*Exercise description*
Below this line are records; write out exactly the lines from the one containing "Generate a Python" through the one containing "mfc='none', mec='#f0202a', mew=1.3, label='Eurocode", with the pictures left out.

*Input for this task*
---+---

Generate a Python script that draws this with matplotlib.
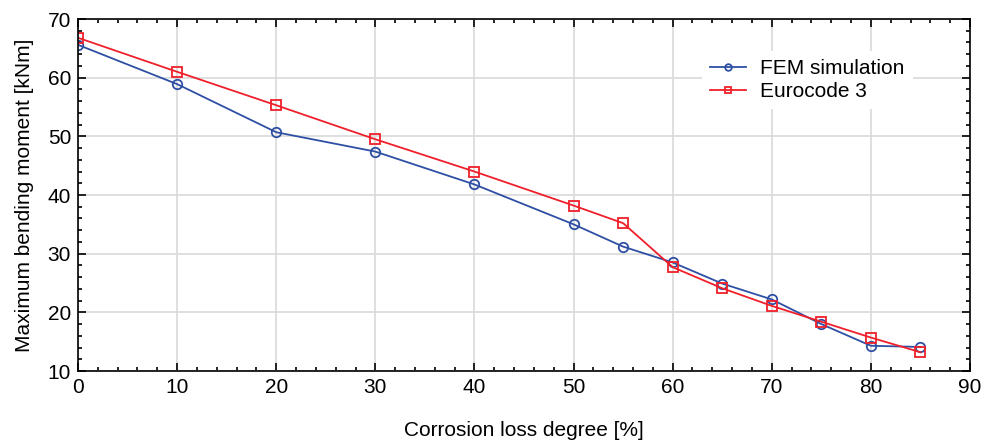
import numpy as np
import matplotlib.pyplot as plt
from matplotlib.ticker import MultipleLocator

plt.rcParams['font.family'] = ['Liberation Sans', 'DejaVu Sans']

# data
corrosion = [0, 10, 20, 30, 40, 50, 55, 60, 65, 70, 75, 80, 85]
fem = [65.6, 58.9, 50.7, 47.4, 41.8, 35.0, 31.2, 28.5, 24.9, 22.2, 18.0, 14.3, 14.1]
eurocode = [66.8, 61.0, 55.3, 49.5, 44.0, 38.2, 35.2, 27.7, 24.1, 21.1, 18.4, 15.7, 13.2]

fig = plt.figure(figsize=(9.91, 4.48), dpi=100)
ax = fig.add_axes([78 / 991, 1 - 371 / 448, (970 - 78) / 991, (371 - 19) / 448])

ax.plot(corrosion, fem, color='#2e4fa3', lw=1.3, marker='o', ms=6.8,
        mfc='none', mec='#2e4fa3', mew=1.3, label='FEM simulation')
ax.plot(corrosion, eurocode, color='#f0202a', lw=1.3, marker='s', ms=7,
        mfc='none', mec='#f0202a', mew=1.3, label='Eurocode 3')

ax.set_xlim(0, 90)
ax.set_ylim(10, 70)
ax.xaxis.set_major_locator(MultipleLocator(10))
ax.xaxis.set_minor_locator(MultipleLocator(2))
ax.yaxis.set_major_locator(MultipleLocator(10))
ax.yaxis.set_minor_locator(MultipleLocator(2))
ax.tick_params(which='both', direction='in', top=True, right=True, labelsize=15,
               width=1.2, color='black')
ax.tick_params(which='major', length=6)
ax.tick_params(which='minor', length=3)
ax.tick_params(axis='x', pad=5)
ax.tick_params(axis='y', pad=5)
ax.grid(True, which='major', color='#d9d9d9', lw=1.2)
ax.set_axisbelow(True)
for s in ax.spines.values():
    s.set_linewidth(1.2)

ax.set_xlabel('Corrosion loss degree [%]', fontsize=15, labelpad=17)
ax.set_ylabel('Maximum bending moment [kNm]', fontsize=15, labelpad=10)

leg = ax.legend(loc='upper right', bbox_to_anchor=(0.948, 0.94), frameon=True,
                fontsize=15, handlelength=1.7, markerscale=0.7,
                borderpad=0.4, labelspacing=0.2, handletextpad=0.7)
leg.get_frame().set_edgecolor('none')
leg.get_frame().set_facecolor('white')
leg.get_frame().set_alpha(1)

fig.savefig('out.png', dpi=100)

---+---

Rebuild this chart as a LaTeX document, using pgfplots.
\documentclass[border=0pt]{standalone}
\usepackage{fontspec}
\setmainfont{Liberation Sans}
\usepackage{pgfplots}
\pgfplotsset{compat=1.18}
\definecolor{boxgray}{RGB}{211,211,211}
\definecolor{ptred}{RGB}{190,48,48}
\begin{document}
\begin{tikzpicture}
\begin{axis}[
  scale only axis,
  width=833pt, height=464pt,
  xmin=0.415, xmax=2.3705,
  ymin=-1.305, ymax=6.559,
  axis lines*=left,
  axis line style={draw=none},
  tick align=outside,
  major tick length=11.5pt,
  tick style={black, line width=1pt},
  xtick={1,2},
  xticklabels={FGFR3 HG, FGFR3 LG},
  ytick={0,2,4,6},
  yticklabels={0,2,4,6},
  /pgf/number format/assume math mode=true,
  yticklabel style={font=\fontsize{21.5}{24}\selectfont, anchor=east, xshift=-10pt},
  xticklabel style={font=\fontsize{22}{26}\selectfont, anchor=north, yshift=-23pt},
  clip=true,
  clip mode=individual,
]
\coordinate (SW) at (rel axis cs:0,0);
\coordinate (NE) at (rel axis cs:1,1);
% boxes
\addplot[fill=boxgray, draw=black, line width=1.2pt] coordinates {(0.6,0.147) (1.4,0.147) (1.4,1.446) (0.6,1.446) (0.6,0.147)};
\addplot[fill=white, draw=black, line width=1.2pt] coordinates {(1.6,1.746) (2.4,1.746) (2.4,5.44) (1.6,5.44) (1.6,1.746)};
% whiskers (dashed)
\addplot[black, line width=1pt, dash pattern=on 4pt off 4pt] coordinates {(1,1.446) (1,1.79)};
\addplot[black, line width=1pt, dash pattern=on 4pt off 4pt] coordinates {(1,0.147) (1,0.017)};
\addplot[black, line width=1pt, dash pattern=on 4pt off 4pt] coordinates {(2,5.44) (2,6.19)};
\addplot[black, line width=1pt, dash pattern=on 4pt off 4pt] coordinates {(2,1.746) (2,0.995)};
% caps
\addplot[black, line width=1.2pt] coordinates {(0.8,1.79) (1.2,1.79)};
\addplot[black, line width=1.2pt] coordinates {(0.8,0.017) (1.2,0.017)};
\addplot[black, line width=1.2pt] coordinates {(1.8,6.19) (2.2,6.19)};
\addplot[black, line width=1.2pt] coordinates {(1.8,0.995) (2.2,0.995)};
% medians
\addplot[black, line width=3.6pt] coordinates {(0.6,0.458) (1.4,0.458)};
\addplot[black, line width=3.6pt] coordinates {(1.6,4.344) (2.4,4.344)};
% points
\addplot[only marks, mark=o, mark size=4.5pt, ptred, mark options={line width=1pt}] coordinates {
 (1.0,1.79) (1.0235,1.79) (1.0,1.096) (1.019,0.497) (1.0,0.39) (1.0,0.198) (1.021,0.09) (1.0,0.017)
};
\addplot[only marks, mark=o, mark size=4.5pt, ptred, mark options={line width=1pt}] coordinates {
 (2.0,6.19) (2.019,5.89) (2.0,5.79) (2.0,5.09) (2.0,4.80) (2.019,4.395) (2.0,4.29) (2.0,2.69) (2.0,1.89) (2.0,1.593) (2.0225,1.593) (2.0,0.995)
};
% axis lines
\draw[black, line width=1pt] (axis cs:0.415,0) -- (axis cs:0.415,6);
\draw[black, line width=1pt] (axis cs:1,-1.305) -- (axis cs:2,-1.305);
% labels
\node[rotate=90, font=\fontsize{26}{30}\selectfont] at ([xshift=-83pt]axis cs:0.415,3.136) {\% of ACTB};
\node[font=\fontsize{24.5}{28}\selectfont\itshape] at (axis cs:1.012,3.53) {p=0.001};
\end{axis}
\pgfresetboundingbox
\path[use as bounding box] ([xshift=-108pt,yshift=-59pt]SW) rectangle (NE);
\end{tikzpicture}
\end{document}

---+---

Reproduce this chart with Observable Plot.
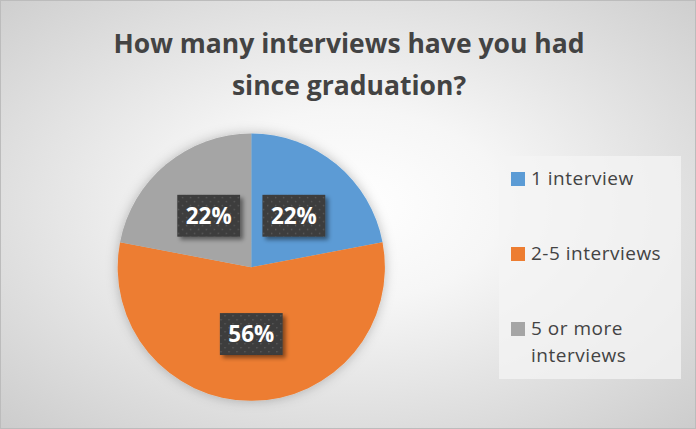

---+---

*Response*
Generate a Python script that draws this with matplotlib.
import numpy as np
import matplotlib.pyplot as plt
from matplotlib.ticker import MultipleLocator

plt.rcParams['font.family'] = ['Liberation Sans', 'DejaVu Sans']

# data
corrosion = [0, 10, 20, 30, 40, 50, 55, 60, 65, 70, 75, 80, 85]
fem = [65.6, 58.9, 50.7, 47.4, 41.8, 35.0, 31.2, 28.5, 24.9, 22.2, 18.0, 14.3, 14.1]
eurocode = [66.8, 61.0, 55.3, 49.5, 44.0, 38.2, 35.2, 27.7, 24.1, 21.1, 18.4, 15.7, 13.2]

fig = plt.figure(figsize=(9.91, 4.48), dpi=100)
ax = fig.add_axes([78 / 991, 1 - 371 / 448, (970 - 78) / 991, (371 - 19) / 448])

ax.plot(corrosion, fem, color='#2e4fa3', lw=1.3, marker='o', ms=6.8,
        mfc='none', mec='#2e4fa3', mew=1.3, label='FEM simulation')
ax.plot(corrosion, eurocode, color='#f0202a', lw=1.3, marker='s', ms=7,
        mfc='none', mec='#f0202a', mew=1.3, label='Eurocode 3')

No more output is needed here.